EXERCISE OBJECTIVE
Would you retype, exactly and without the pictures, the lines between the line holding "What D3.js code" and the line holding "const thresholdFlow = 963;", inclusive, and nothing else?
--- Start PROVIDED INFORMATION ---
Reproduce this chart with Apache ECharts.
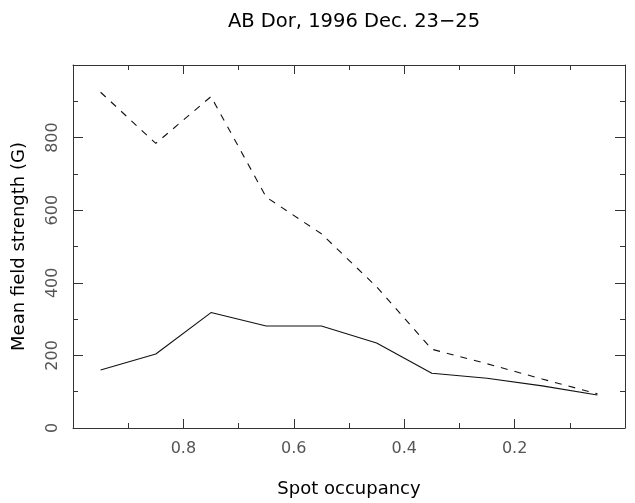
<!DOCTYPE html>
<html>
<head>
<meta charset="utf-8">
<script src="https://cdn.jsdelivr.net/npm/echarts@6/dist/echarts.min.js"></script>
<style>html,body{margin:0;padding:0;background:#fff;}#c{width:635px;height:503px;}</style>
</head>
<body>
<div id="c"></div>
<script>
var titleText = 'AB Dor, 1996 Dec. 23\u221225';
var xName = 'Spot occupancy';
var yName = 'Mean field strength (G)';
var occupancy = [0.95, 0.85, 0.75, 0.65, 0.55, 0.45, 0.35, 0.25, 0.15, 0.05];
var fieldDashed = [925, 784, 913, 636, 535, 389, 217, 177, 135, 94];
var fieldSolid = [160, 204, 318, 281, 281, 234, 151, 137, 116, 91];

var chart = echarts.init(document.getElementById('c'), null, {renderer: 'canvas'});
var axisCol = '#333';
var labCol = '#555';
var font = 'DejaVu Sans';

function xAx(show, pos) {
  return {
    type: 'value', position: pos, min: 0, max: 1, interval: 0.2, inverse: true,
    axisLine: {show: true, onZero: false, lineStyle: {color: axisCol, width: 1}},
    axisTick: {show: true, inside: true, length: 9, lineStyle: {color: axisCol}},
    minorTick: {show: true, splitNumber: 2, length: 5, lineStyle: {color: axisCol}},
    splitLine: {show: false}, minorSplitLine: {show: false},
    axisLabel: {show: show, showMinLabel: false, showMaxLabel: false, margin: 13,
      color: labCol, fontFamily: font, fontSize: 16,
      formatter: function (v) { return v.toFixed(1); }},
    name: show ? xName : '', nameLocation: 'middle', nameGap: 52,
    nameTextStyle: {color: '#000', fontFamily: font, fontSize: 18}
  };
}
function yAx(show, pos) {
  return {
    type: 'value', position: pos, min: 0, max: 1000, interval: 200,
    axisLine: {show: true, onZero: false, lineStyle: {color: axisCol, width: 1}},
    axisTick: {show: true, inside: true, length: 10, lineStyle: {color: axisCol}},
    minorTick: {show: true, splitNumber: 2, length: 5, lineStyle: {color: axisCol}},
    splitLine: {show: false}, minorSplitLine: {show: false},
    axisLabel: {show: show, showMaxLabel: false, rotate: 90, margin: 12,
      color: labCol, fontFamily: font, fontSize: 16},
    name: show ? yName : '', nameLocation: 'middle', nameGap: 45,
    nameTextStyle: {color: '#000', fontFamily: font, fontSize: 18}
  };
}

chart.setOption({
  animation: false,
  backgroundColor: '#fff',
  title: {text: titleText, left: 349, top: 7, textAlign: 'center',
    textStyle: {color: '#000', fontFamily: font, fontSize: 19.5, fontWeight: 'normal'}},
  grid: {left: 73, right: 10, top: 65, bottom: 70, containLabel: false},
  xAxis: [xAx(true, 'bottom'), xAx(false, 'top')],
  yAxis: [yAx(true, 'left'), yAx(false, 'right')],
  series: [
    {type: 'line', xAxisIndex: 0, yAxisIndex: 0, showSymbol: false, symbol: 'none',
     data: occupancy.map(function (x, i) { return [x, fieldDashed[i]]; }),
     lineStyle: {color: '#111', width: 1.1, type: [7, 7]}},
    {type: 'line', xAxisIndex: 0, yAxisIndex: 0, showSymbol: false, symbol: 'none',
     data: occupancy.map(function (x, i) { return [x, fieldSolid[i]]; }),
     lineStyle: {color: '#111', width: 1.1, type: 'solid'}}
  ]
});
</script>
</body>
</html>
--- End PROVIDED INFORMATION ---
--- Start PROVIDED INFORMATION ---
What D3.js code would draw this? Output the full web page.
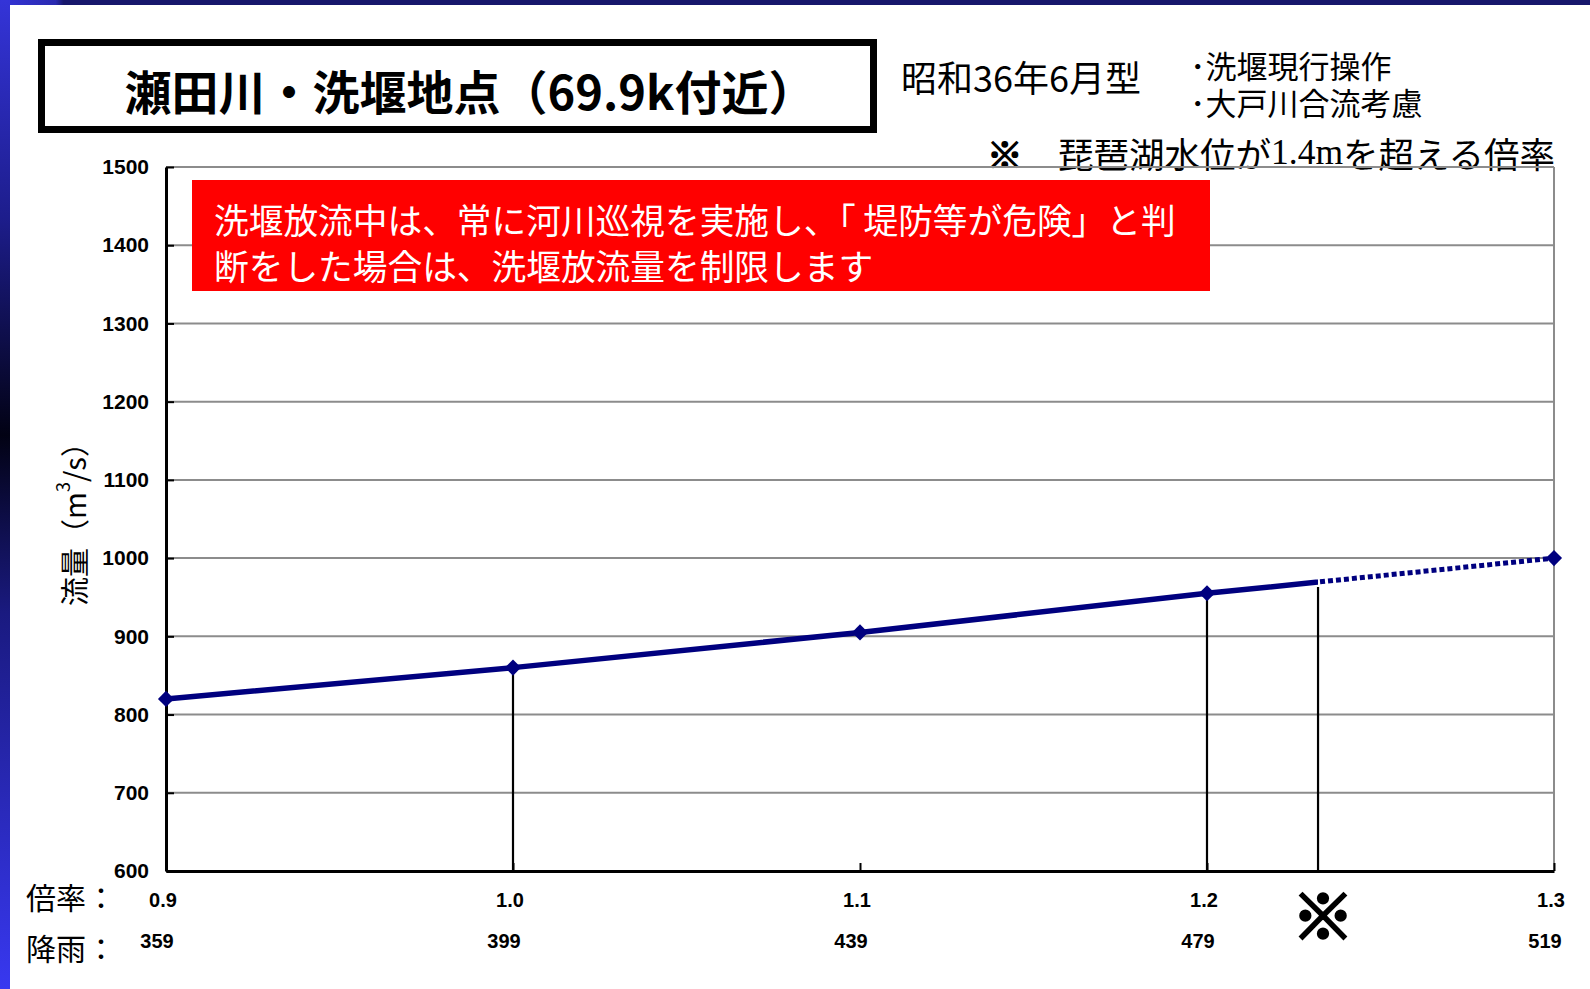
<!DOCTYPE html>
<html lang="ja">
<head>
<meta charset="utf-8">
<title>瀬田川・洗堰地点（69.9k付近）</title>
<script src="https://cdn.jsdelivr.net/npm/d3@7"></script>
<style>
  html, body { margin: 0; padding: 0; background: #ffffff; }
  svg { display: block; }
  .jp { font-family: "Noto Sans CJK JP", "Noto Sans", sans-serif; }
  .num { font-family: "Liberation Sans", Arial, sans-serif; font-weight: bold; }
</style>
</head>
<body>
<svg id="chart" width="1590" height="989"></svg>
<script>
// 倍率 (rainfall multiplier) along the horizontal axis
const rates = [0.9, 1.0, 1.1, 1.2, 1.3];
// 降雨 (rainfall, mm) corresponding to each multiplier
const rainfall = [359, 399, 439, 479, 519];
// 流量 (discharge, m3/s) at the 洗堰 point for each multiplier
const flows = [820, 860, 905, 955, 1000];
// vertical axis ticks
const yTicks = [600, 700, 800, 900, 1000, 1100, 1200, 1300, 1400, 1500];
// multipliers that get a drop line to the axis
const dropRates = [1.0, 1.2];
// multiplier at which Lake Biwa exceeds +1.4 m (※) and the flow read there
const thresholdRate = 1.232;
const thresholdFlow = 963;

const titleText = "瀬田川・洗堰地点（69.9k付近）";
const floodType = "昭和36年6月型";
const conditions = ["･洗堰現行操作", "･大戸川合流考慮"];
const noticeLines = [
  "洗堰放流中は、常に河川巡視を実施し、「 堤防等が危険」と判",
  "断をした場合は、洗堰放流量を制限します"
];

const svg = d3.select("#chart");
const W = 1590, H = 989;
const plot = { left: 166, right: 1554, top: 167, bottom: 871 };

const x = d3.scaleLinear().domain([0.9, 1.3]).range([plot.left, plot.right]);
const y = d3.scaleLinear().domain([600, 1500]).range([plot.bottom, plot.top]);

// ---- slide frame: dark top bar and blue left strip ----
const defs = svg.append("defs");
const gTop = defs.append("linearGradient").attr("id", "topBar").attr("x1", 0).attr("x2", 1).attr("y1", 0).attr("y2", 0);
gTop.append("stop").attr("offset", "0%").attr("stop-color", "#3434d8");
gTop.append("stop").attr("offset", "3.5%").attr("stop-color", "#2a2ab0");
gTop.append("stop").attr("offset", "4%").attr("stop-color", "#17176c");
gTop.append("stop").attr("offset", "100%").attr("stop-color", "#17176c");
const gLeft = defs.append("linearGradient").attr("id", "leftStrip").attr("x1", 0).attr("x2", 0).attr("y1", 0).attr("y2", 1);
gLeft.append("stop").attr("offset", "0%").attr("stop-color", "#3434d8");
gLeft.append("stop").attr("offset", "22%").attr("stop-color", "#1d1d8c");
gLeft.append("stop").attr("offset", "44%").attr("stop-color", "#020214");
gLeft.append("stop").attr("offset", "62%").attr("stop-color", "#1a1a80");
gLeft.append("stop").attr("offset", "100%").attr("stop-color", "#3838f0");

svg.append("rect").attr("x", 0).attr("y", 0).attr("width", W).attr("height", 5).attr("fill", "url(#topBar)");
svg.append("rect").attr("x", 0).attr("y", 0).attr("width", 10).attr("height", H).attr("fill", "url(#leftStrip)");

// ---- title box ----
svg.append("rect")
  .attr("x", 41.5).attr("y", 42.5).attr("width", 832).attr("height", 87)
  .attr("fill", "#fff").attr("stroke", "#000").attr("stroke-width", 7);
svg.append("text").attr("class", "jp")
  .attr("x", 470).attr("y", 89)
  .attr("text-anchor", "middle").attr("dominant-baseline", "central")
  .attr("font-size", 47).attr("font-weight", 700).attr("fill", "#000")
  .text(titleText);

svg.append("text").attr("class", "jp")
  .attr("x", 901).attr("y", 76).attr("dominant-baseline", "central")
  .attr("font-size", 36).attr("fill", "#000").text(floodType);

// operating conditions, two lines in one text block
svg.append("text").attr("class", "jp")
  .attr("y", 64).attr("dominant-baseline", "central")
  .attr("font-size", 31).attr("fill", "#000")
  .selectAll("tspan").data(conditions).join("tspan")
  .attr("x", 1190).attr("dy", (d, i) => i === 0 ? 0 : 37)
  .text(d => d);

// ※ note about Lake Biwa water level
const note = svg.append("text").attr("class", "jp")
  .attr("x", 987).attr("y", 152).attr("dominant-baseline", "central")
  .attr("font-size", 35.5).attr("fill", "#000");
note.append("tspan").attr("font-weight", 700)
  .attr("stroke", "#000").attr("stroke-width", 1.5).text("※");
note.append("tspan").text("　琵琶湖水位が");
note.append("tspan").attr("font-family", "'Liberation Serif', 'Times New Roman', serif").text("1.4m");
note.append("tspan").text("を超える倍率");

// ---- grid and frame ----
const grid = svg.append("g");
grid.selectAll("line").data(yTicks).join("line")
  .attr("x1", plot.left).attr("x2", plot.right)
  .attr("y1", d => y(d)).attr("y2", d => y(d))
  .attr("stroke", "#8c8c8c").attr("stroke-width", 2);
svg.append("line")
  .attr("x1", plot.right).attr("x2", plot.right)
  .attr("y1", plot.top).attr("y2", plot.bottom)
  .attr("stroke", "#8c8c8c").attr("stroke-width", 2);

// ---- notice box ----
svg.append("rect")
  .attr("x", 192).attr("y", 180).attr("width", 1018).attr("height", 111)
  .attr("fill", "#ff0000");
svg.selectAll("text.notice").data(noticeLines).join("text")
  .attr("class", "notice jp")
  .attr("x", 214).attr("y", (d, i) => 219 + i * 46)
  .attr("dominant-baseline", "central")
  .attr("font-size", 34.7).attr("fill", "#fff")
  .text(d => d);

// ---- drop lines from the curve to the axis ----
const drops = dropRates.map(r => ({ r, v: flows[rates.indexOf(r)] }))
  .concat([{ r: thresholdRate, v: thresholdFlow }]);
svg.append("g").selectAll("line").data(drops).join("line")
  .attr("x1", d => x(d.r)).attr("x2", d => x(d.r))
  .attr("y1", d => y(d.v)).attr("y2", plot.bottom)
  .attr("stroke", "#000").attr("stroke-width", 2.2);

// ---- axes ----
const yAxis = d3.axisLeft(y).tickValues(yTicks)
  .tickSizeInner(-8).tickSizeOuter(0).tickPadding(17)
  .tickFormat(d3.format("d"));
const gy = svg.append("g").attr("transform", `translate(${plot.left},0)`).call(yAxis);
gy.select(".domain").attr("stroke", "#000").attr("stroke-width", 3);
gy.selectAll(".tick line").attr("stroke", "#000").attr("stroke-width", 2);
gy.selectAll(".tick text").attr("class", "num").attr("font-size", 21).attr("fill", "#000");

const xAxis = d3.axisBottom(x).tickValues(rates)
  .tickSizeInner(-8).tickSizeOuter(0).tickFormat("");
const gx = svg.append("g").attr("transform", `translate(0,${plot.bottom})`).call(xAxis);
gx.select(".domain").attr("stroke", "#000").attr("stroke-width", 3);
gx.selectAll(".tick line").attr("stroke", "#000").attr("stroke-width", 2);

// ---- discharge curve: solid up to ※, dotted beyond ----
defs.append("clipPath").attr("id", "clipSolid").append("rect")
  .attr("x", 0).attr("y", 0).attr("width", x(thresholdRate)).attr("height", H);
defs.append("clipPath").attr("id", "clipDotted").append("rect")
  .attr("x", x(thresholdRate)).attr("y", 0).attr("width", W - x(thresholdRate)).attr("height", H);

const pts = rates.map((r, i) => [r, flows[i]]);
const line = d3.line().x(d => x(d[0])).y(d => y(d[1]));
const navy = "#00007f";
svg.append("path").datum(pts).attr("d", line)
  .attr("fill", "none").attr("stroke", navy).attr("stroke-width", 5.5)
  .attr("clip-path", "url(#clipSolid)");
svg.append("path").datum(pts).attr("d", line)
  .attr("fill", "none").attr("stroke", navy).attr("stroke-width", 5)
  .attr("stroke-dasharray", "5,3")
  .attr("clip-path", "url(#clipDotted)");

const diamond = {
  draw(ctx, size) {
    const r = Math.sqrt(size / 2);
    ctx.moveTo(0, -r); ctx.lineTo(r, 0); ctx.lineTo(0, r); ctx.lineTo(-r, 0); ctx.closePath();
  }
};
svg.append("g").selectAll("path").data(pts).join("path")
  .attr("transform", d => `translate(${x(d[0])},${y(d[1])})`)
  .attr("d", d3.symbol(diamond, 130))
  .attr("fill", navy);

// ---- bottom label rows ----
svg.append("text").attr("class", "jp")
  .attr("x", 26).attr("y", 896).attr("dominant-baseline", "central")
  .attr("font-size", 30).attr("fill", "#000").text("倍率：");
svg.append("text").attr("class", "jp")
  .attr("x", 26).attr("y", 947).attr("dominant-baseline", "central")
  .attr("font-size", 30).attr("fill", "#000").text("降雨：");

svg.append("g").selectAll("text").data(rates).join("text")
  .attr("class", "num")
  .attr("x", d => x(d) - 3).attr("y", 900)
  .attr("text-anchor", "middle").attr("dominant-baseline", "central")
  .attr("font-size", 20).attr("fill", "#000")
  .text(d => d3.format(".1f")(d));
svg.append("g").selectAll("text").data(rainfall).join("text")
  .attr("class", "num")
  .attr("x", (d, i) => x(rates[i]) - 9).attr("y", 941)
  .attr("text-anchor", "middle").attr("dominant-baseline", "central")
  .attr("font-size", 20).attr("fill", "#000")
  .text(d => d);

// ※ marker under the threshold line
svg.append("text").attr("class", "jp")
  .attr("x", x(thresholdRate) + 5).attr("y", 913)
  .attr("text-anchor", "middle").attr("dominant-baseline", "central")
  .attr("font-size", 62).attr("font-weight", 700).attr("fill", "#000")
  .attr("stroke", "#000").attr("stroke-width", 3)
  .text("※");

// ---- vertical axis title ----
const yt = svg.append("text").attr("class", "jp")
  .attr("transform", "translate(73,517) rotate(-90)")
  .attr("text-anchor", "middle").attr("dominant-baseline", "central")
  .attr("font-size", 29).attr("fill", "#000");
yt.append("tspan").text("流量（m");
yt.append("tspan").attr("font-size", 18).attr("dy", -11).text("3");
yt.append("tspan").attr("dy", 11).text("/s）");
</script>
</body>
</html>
--- End PROVIDED INFORMATION ---
RESULT BELOW
What D3.js code would draw this? Output the full web page.
<!DOCTYPE html>
<html lang="ja">
<head>
<meta charset="utf-8">
<title>瀬田川・洗堰地点（69.9k付近）</title>
<script src="https://cdn.jsdelivr.net/npm/d3@7"></script>
<style>
  html, body { margin: 0; padding: 0; background: #ffffff; }
  svg { display: block; }
  .jp { font-family: "Noto Sans CJK JP", "Noto Sans", sans-serif; }
  .num { font-family: "Liberation Sans", Arial, sans-serif; font-weight: bold; }
</style>
</head>
<body>
<svg id="chart" width="1590" height="989"></svg>
<script>
// 倍率 (rainfall multiplier) along the horizontal axis
const rates = [0.9, 1.0, 1.1, 1.2, 1.3];
// 降雨 (rainfall, mm) corresponding to each multiplier
const rainfall = [359, 399, 439, 479, 519];
// 流量 (discharge, m3/s) at the 洗堰 point for each multiplier
const flows = [820, 860, 905, 955, 1000];
// vertical axis ticks
const yTicks = [600, 700, 800, 900, 1000, 1100, 1200, 1300, 1400, 1500];
// multipliers that get a drop line to the axis
const dropRates = [1.0, 1.2];
// multiplier at which Lake Biwa exceeds +1.4 m (※) and the flow read there
const thresholdRate = 1.232;
const thresholdFlow = 963;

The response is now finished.